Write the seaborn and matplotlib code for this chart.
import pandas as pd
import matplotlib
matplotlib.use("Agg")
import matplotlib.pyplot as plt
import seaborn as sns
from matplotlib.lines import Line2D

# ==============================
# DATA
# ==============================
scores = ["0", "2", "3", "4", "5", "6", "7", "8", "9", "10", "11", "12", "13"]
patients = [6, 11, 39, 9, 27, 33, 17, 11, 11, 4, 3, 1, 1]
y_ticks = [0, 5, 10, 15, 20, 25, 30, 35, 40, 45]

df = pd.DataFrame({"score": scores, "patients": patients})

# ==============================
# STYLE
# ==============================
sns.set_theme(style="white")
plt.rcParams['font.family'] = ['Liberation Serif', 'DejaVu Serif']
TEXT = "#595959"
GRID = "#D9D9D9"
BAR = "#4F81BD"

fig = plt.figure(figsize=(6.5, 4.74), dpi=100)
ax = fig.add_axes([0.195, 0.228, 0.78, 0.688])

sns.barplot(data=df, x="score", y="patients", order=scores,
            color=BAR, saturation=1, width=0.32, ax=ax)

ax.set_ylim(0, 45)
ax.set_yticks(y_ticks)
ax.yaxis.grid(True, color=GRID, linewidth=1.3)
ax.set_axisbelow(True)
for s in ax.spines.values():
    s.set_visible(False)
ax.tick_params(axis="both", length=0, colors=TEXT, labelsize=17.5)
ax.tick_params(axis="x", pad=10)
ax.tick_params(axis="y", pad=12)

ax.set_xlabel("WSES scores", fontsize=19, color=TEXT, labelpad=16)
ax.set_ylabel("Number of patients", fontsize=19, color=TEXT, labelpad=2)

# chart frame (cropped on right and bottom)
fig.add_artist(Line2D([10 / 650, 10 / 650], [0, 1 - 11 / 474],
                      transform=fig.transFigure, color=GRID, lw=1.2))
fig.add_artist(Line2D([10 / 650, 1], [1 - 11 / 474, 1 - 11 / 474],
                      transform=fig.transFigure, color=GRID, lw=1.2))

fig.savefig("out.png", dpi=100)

§ §

→ Problem statement
Repeat every line of the material exactly as given.

→ The solution
Write the seaborn and matplotlib code for this chart.
import pandas as pd
import matplotlib
matplotlib.use("Agg")
import matplotlib.pyplot as plt
import seaborn as sns
from matplotlib.lines import Line2D

# ==============================
# DATA
# ==============================
scores = ["0", "2", "3", "4", "5", "6", "7", "8", "9", "10", "11", "12", "13"]
patients = [6, 11, 39, 9, 27, 33, 17, 11, 11, 4, 3, 1, 1]
y_ticks = [0, 5, 10, 15, 20, 25, 30, 35, 40, 45]

df = pd.DataFrame({"score": scores, "patients": patients})

# ==============================
# STYLE
# ==============================
sns.set_theme(style="white")
plt.rcParams['font.family'] = ['Liberation Serif', 'DejaVu Serif']
TEXT = "#595959"
GRID = "#D9D9D9"
BAR = "#4F81BD"

fig = plt.figure(figsize=(6.5, 4.74), dpi=100)
ax = fig.add_axes([0.195, 0.228, 0.78, 0.688])

sns.barplot(data=df, x="score", y="patients", order=scores,
            color=BAR, saturation=1, width=0.32, ax=ax)

ax.set_ylim(0, 45)
ax.set_yticks(y_ticks)
ax.yaxis.grid(True, color=GRID, linewidth=1.3)
ax.set_axisbelow(True)
for s in ax.spines.values():
    s.set_visible(False)
ax.tick_params(axis="both", length=0, colors=TEXT, labelsize=17.5)
ax.tick_params(axis="x", pad=10)
ax.tick_params(axis="y", pad=12)

ax.set_xlabel("WSES scores", fontsize=19, color=TEXT, labelpad=16)
ax.set_ylabel("Number of patients", fontsize=19, color=TEXT, labelpad=2)

# chart frame (cropped on right and bottom)
fig.add_artist(Line2D([10 / 650, 10 / 650], [0, 1 - 11 / 474],
                      transform=fig.transFigure, color=GRID, lw=1.2))
fig.add_artist(Line2D([10 / 650, 1], [1 - 11 / 474, 1 - 11 / 474],
                      transform=fig.transFigure, color=GRID, lw=1.2))

fig.savefig("out.png", dpi=100)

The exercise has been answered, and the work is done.